Get rid of the distractions altogether…
If you’ve truly been troubled by your ability to get caught up in something completely unrelated to the task at hand, there’s a good chance you may have already looked up techniques to nip that habit in the bud. No doubt you’ve come across something telling you to disconnect your internet connection and phone to get work done. The problem for me was that I meant to remove my ethernet cable…but I got wrapped up on vimeo instead. That’s right. I’ve literally procrastinated to get out of taking steps to stop me from procrastinating. That’s just bad.
So I started to figure out that that technique was not going to work for me. The dread of losing all communication until a certain time that I would allow it stopped me from ever even trying it. I mean, that lack of being connected is one of the reasons I left my desk jobs behind. So instead, I use a more intense, “getting things done” series of frenzies throughout the day.
…in short bursts, that is.
I’m not sure if putting “excellent multi-tasking skills” on a resume is still the norm, but it probably shouldn’t be. Solo-tasking or single-tasking is where it’s at these days. A more concentrated burst of focus on a single job for a shorter amount of time has been shown to dramatically increase productivity, both scientifically and personally. So try this instead:
1. Disable all notifications (email, push forwarding, phone, updates, etc.)
2. Work on one task intently for 50 minutes without any disruptions whatsoever.
3. Use the remaining 10 minutes of an hour to walk away from your work completely.
This is a technique I picked up from the book, The Wealthy Freelancer. Alternatively, break the hours of your day into two segments – 30 minutes of focused work, and 30 minutes with no thoughts of work whatsoever. Play Xbox, go on facebook, watch TV, whatever you want! You’ll then return to work and find yourself way more focused on the job at hand!
Using this time-managing technique, I immediately saw an increase in the amount of work I was producing over the same amount of time as usual. In some cases, I was getting a lot more done in less time than ever!
A few other thoughts.
I also wanted to point out a few things that might not have come to mind when I mentioned distractions. A cluttered desk or stagnant desktop wallpaper can have drastic effects on someone’s productivity. Yes, I just used “changing your wallpaper” as a productivity increasing technique. But it’s true! Studies…somewhere…have shown it!

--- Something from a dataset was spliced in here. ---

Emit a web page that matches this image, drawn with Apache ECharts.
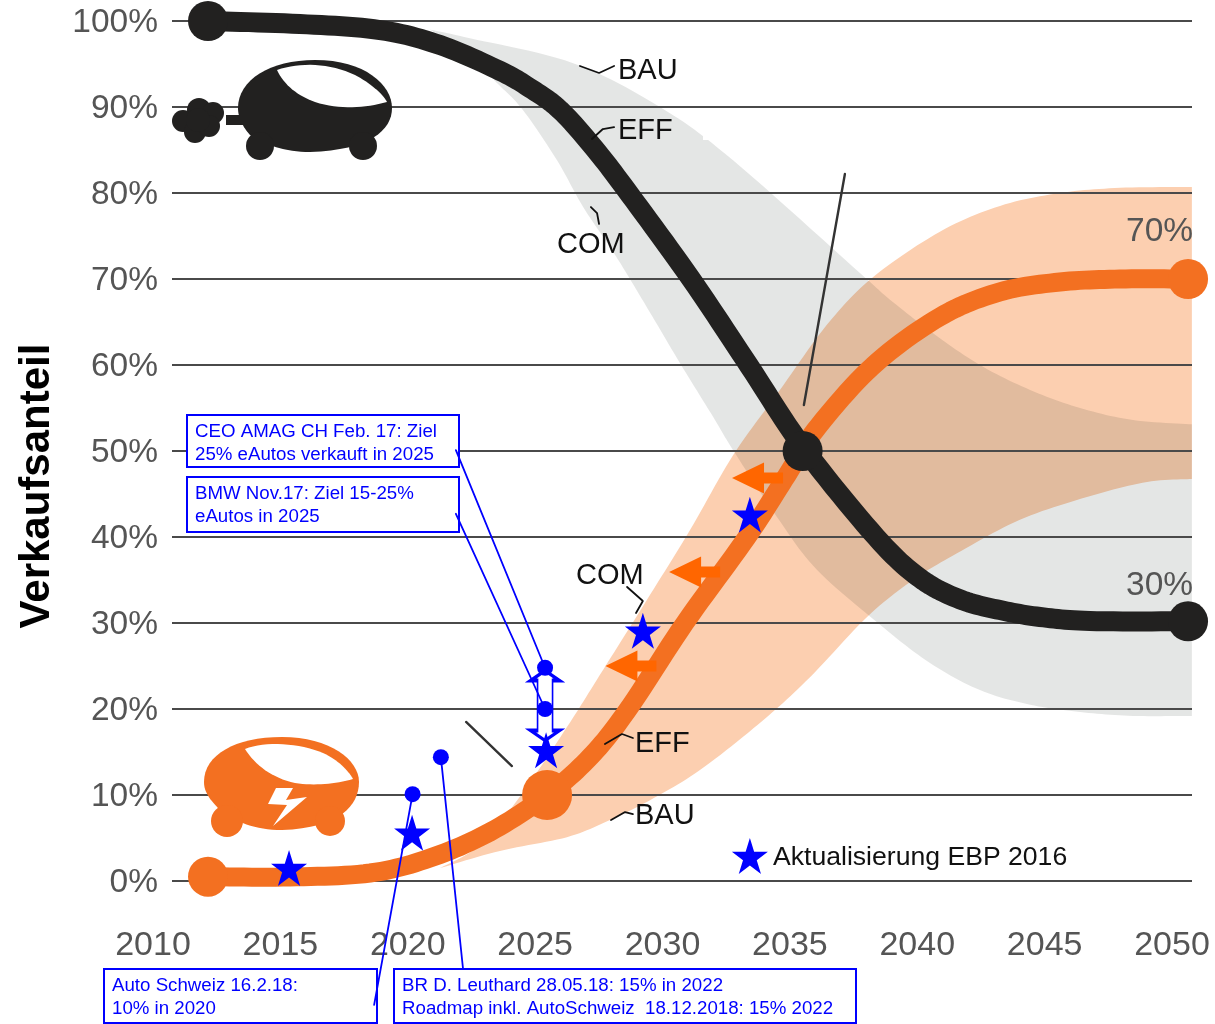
<!DOCTYPE html>
<html><head><meta charset="utf-8">
<style>html,body{margin:0;padding:0;background:#fff}#c{width:1215px;height:1024px}</style>
<script src="https://cdn.jsdelivr.net/npm/echarts@6/dist/echarts.min.js"></script>
</head><body><div id="c"></div>
<script>
const xTicks = [2010,2015,2020,2025,2030,2035,2040,2045,2050];
const yTicks = [0,10,20,30,40,50,60,70,80,90,100];
const blackEFF = [[2012.16,100],[2015.77,99.65],[2018.91,98.95],[2021.27,97.2],[2023.62,94.2],[2024.8,92.2],[2025.98,89.65],[2027.35,85.1],[2028.72,79.8],[2031.12,70],[2033.4,59.9],[2035.5,50.5],[2038.38,40],[2040.11,35.2],[2041.68,32.75],[2043.25,31.5],[2044.82,30.7],[2046.78,30.23],[2050.63,30.2]];
const orangeEFF = [[2012.16,0.5],[2015.38,0.47],[2018.52,0.93],[2020.87,2.67],[2023.23,5.7],[2025.47,10],[2027.15,14.4],[2028.61,19.8],[2030.88,30],[2033.32,40],[2034.89,47.2],[2035.99,52.4],[2038.26,59.9],[2040.89,65.6],[2043.25,68.5],[2045.6,69.65],[2047.96,70],[2050.63,70]];
const orangeUpper = [[2021.27,1.5],[2022.84,4.2],[2024.4,9.8],[2026.25,17.9],[2027.55,24],[2029.39,32.7],[2031.08,40.8],[2032.77,49.5],[2034.61,57.1],[2036.46,64.7],[2038.26,70.2],[2040.89,75.5],[2043.25,78.5],[2045.6,80],[2047.96,80.6],[2050.78,80.7]];
const orangeLower = [[2021.27,1.5],[2023.62,3.5],[2026.25,5.1],[2027.94,7.1],[2029.51,9.4],[2031.47,12.9],[2033.95,18.7],[2035.79,23.7],[2038.03,30.7],[2039.83,35],[2041.56,38.1],[2044.03,42],[2046.66,44.65],[2049.02,46.4],[2050.78,46.75]];
const greyUpper = [[2020.87,99],[2022.44,98],[2026.49,95.1],[2029.9,90],[2032.77,83.8],[2037.75,70.7],[2038.93,67.6],[2040.62,63.7],[2042.46,60],[2044.43,57.1],[2046.39,55],[2048.47,53.6],[2050.78,53.1]];
const greyLower = [[2020.87,99],[2022.44,96],[2023.5,92.8],[2024.52,89.65],[2025.86,83.8],[2026.88,78.4],[2028.14,72.8],[2029.39,66.7],[2030.69,60.2],[2031.98,54],[2032.77,50.1],[2034.5,42.3],[2036.06,36.2],[2038.54,29.8],[2040.5,25.35],[2042.46,22.2],[2044.43,20.5],[2046.39,19.65],[2048.47,19.2],[2050.78,19.2]];
const blackDots = [[2012.16,100],[2035.5,50],[2050.63,30.2]];
const orangeDots = [[2012.16,0.5,40],[2025.47,10,50],[2050.63,70,40]];
const stars = [[2015.34,1.5],[2020.17,5.6],[2025.43,15.2],[2029.23,29.1],[2033.43,42.6],[2033.43,2.9]];
const blueDots = [[2025.39,24.8],[2025.39,20],[2020.19,10.1],[2021.3,14.4]];
const leaders = [
  [[2021.89,50.1],[2025.39,24.8]],
  [[2021.89,42.7],[2025.39,20]],
  [[2018.68,-14.4],[2020.19,10.1]],
  [[2022.17,-10.2],[2021.3,14.4]]
];
const callouts = [
  [[2026.76,94.77],[2027.51,93.95],[2028.10,94.77]],
  [[2027.23,86.28],[2027.66,87.44],[2028.10,87.67]],
  [[2027.19,78.37],[2027.43,77.67],[2027.51,76.4]],
  [[2028.61,34.19],[2029.23,32.56],[2028.96,31.16]],
  [[2027.74,15.93],[2028.41,17.09],[2028.84,16.63]],
  [[2027.98,7.09],[2028.53,8.02],[2028.84,7.79]]
];
const slashes = [
  [[2037.16,82.21],[2035.55,55.35]],
  [[2022.29,18.49],[2024.09,13.37]]
];
const leftArrows = [[2033.73,46.86],[2031.26,35.93],[2028.76,25]];
const doubleArrow = [[2025.39,20.4]];
const boxes = [
  {x:187,y:415,w:272,h:52,lines:['CEO AMAG CH Feb. 17: Ziel','25% eAutos verkauft in 2025']},
  {x:187,y:477,w:272,h:55,lines:['BMW Nov.17: Ziel 15-25%','eAutos in 2025']},
  {x:104,y:969,w:273,h:54,lines:['Auto Schweiz 16.2.18:','10% in 2020']},
  {x:394,y:969,w:462,h:54,lines:['BR D. Leuthard 28.05.18: 15% in 2022','Roadmap inkl. AutoSchweiz  18.12.2018: 15% 2022']}
];
const labels = [
  ['BAU',618,71,29,'#111'],['EFF',618,131,29,'#111'],['COM',557,245,29,'#111'],
  ['COM',576,576,29,'#111'],['EFF',635,744,29,'#111'],['BAU',635,816,29,'#111'],
  ['Aktualisierung EBP 2016',773,858,26.6,'#111'],
  ['70%',1126,232,33.5,'#555'],['30%',1126,586,33.5,'#555']
];
const FONT = '"Liberation Sans", Arial, sans-serif';
const STAR = 'path://M50 0 L61.8 36.3 L100 36.3 L69.1 58.8 L80.9 95.1 L50 72.6 L19.1 95.1 L30.9 58.8 L0 36.3 L38.2 36.3 Z';
const LEFT = 'path://M0 15.5 L32 0 L32 10 L51 10 L51 21 L32 21 L32 31 Z';
const DOUBLE = 'path://M14.5 0 L29 10 L22 10 L22 60 L29 60 L14.5 70 L0 60 L7 60 L7 10 L0 10 Z';

function catmull(pts){
  const out=[];
  for(let i=0;i<pts.length-1;i++){
    const p0=pts[Math.max(i-1,0)],p1=pts[i],p2=pts[i+1],p3=pts[Math.min(i+2,pts.length-1)];
    for(let k=0;k<12;k++){
      const t=k/12,t2=t*t,t3=t2*t;
      out.push([0,1].map(j=>0.5*(2*p1[j]+(p2[j]-p0[j])*t+(2*p0[j]-5*p1[j]+4*p2[j]-p3[j])*t2+(3*p1[j]-p0[j]-3*p2[j]+p3[j])*t3)));
    }
  }
  out.push(pts[pts.length-1]);
  return out;
}
function band(upper,lower,color,name,z){
  return {type:'custom',name,xAxisIndex:0,yAxisIndex:0,z,silent:true,clip:false,
    data:upper.concat(lower),
    encode:{x:0,y:1},
    renderItem(params,api){
      if(params.dataIndex!==0) return null;
      const u=catmull(upper.map(p=>api.coord(p)));
      const l=catmull(lower.map(p=>api.coord(p))).reverse();
      return {type:'polygon',shape:{points:u.concat(l)},style:{fill:color}};
    }};
}
function curve(data,color,width,z,name){
  return {type:'custom',name,xAxisIndex:0,yAxisIndex:0,z,silent:true,clip:false,
    data,
    encode:{x:0,y:1},
    renderItem(params,api){
      if(params.dataIndex!==0) return null;
      return {type:'polyline',shape:{points:catmull(data.map(p=>api.coord(p)))},style:{fill:null,stroke:color,lineWidth:width,lineJoin:'round'}};
    }};
}
function lineS(data,color,width,z){
  return {type:'line',data,xAxisIndex:0,yAxisIndex:0,showSymbol:false,symbol:'none',clip:false,silent:true,z,
    lineStyle:{color,width,cap:'round'},itemStyle:{color}};
}
const series=[
  band(orangeUpper,orangeLower,'#fccfb0','COM-BAU orange',-2),
  band(greyUpper,greyLower,'rgba(0,20,10,0.105)','COM-BAU grey',-1),
  curve(orangeEFF,'#f37021',19,3,'EFF orange'),
  curve(blackEFF,'#222120',20,4,'EFF black'),
  {type:'scatter',data:orangeDots.map(d=>[d[0],d[1]]),symbolSize:(v,p)=>orangeDots[p.dataIndex][2],clip:false,silent:true,z:3,itemStyle:{color:'#f37021',opacity:1},xAxisIndex:0,yAxisIndex:0},
  {type:'scatter',data:blackDots,symbolSize:40,clip:false,silent:true,z:5,itemStyle:{color:'#222120',opacity:1},xAxisIndex:0,yAxisIndex:0}
];
callouts.forEach(c=>series.push(lineS(c,'#111',1.8,6)));
slashes.forEach(c=>series.push(lineS(c,'#333',2.4,6)));
series.push({type:'scatter',data:leftArrows,symbol:LEFT,symbolSize:[51,31],clip:false,silent:true,z:7,itemStyle:{color:'#ff6600',opacity:1},xAxisIndex:0,yAxisIndex:0});
series.push({type:'scatter',data:doubleArrow,symbol:DOUBLE,symbolSize:[29,70],clip:false,silent:true,z:7,itemStyle:{color:'#fff',borderColor:'#0000ff',borderWidth:2.5,opacity:1},xAxisIndex:0,yAxisIndex:0});
leaders.forEach(c=>series.push(lineS(c,'#0000ff',1.8,8)));
series.push({type:'scatter',data:blueDots,symbolSize:16,clip:false,silent:true,z:9,itemStyle:{color:'#0000ff',opacity:1},xAxisIndex:0,yAxisIndex:0});
series.push({type:'scatter',data:stars,symbol:STAR,symbolSize:36,clip:false,silent:true,z:10,itemStyle:{color:'#0000ff',opacity:1},xAxisIndex:0,yAxisIndex:0});

const graphic=[];
graphic.push({type:'rect',shape:{x:703,y:125,width:22,height:15},style:{fill:'#fff'},z:-0.5,silent:true});
const K='#222120',O='#f37021';
function circ(cx,cy,r,fill){graphic.push({type:'circle',shape:{cx,cy,r},style:{fill},z:11,silent:true});}
function poly(points,fill,z){graphic.push({type:'polygon',shape:{points},style:{fill},z:z||11,silent:true});}
function bez(start,segs,fill,z){
  const pts=[start];let p=start;
  segs.forEach(s=>{
    for(let k=1;k<=16;k++){
      const t=k/16,u=1-t;
      pts.push([0,1].map(j=>u*u*u*p[j]+3*u*u*t*s[0][j]+3*u*t*t*s[1][j]+t*t*t*s[2][j]));
    }
    p=s[2];
  });
  poly(pts,fill,z);
}
bez([238,108],[[[238,80],[270,60],[315,60]],[[365,60],[392,85],[392,108]],[[392,130],[370,150],[310,152]],[[285,152],[265,145],[250,135]],[[243,127],[238,118],[238,108]]],K);
circ(260,146,14,K);circ(363,146,14,K);
graphic.push({type:'rect',shape:{x:226,y:115,width:22,height:10},style:{fill:K},z:11,silent:true});
circ(199,110,12,K);circ(213,113,11,K);circ(183,121,11,K);circ(195,132,11,K);circ(209,126,11,K);circ(198,120,12,K);
bez([277,70],[[[300,62],[330,63],[355,75]],[[370,83],[382,93],[387,102]],[[365,108],[340,110],[315,102]],[[298,96],[284,85],[277,70]]],'#fff',12);
bez([204,782],[[[204,755],[235,737],[282,737]],[[330,737],[359,760],[359,782]],[[359,805],[340,828],[282,830]],[[255,830],[235,822],[220,810]],[[210,800],[204,792],[204,782]]],O);
circ(227,821,16,O);circ(330,821,15,O);
bez([245,749],[[[265,741],[300,743],[323,753]],[[338,760],[348,770],[353,779]],[[335,784],[315,786],[295,783]],[[272,778],[255,765],[245,749]]],'#fff',12);
poly([[276,788],[293,788],[286,800],[307,797],[273,826],[287,805],[268,804]],'#fff',12);
boxes.forEach(b=>{
  graphic.push({type:'rect',shape:{x:b.x,y:b.y,width:b.w,height:b.h},style:{fill:'#fff',stroke:'#0000ff',lineWidth:2},z:1,silent:true});
  b.lines.forEach((t,i)=>graphic.push({type:'text',x:b.x+8,y:b.y+17+i*23,style:{text:t,font:'18.7px '+FONT,fill:'#0000ff',align:'left',verticalAlign:'middle'},z:12,silent:true}));
});
labels.forEach(l=>graphic.push({type:'text',x:l[1],y:l[2],style:{text:l[0],font:l[3]+'px '+FONT,fill:l[4],align:'left',verticalAlign:'middle'},z:12,silent:true}));
graphic.push({type:'text',x:37,y:486,rotation:Math.PI/2,style:{text:'Verkaufsanteil',font:'bold 42px '+FONT,fill:'#000',align:'center',verticalAlign:'middle'},z:12,silent:true});

const chart=echarts.init(document.getElementById('c'),null,{renderer:'canvas'});
chart.setOption({
  animation:false,
  backgroundColor:'#fff',
  grid:[
    {left:172,width:1020,top:21,height:860,containLabel:false},
    {left:153,width:1019,top:21,height:860,containLabel:false}
  ],
  xAxis:[
    {type:'value',gridIndex:0,min:2010.746,max:2050.785,show:false,splitLine:{show:false}},
    {type:'value',gridIndex:1,min:xTicks[0],max:xTicks[xTicks.length-1],interval:5,
     axisLine:{show:false},axisTick:{show:false},splitLine:{show:false},
     axisLabel:{color:'#555',fontFamily:FONT,fontSize:34,margin:48,hideOverlap:false,showMinLabel:true,showMaxLabel:true,formatter:v=>String(v)}}
  ],
  yAxis:[
    {type:'value',gridIndex:0,min:yTicks[0],max:yTicks[yTicks.length-1],interval:10,
     axisLine:{show:false},axisTick:{show:false},
     axisLabel:{color:'#555',fontFamily:FONT,fontSize:33.5,margin:14,verticalAlign:'top',lineHeight:4,formatter:'{value}%'},
     splitLine:{show:true,lineStyle:{color:'#4a4a4a',width:2}}},
    {type:'value',gridIndex:1,min:0,max:100,show:false,splitLine:{show:false}}
  ],
  series,
  graphic:{elements:graphic}
});
</script></body></html>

I’m very big on integrating music into my workflow, but sometimes I end up messing with iTunes to put a certain set of tracks on for certain tasks. By the end of a project, I’ve wasted hours on finding the right track to listen to while cutting out a product image! Consider making a playlist and not touching the play controls while you’re working. I sometimes even work in complete silence and find myself flying through design concepts! Blasphemy?!? To me, it is. But the proof is in the projects and they get done when I’m not fidgeting with my playlists. If you find yourself do this, consider music a distraction and remove it during your 30 minute bursts.
Take this information for what it’s worth. Try out a day of avoiding all distractions in short bursts and see how it works for you. If you have half the success that I’ve had with this method, you’ll most likely end up structuring your days around your newfound productivity! Good luck!